Imam Al-Mawardi dalam bukunya, Al-Ahkam al-Sulthaniyyah, menjelaskan syarat seorang pemimpin, yaitu memiliki ilmu pengetahuan, bukan saja piawai dalam mengatur urusan Negara, tetapi juga berpengetahuan luas tentang agama. Itulah yang diajarkan Islam.

Firman Allah Swt., “ Sesungguhnya Allah menyuruh kamu menyampaikan amanat kepada yang berhak menerimanya, dan (menyuruh kamu) apabila menetapkan hukum di antara manusia supaya kamu menetapkan dengan adil. Sesungguhnya Allah memberi pengajaran yang sebaik-baiknya kepadamu. Sesungguhnya Allah Maha Mendengar lagi Maha Melihat.”

Pemimpin dan pejabat yang bertakwa ialah yang dekat dengan Allah Taala.

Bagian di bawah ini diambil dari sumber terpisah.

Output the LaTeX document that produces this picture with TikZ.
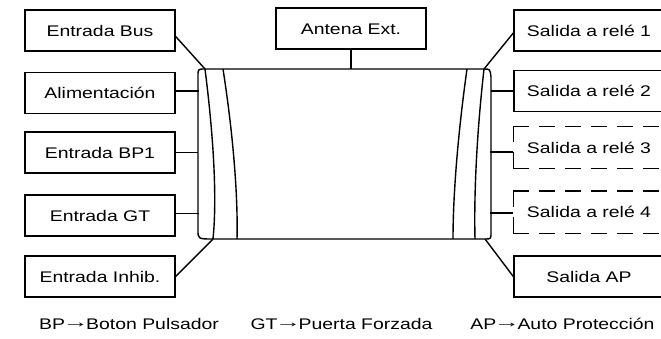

Dirinya terhindar dari perbuatan dosa, memiliki sifat warak, tidak terobsesi mengejar kepentingan dunia, dan dapat dipercaya dalam memegang amanah.

Amanah kepemimpinan dalam mengurusi urusan umat merupakan perkara berat. Rasulullah saw. telah mengingatkan kita atas larangan untuk meminta-minta jabatan. Sebagaimana riwayat dari Abu Musa al-Asy’ari ra., ia berkata bersama dua orang saudara sepupu, saya mendatangi Rasul saw. kemudian salah satu di antara keduanya berkata, “Wahai Rasulullah, berilah kami jabatan pada sebagian dari yang telah Allah kuasakan terhadapmu.” Dan yang lain juga berkata begitu. Lalu beliau saw. bersabda, “Demi Allah, aku tidak akan mengangkat pejabat karena memintanya, atau berambisi dengan jabatan itu.”

Rasulullah saw. juga telah mengingatkan kita, “Siapa yang diamanati Allah untuk memimpin rakyat, lalu ia tidak memimpinnya dengan tuntunan yang baik, maka ia tidak akan dapat merasakan bau surga.” (HR Bukhari dan Muslim).

Lantas, di mana Allah akan menempatkan mereka? Tentu selain surga adalah neraka, seburuk-buruk tempat kembali bagi penguasa dan pejabat yang tidak mengurus dengan baik urusan rakyatnya. Tidakkah hal ini menjadi ancaman yang berarti dari Allah bagi para pejabat jahat yang terobsesi dengan kekuasaan? Wallahualam bissawab.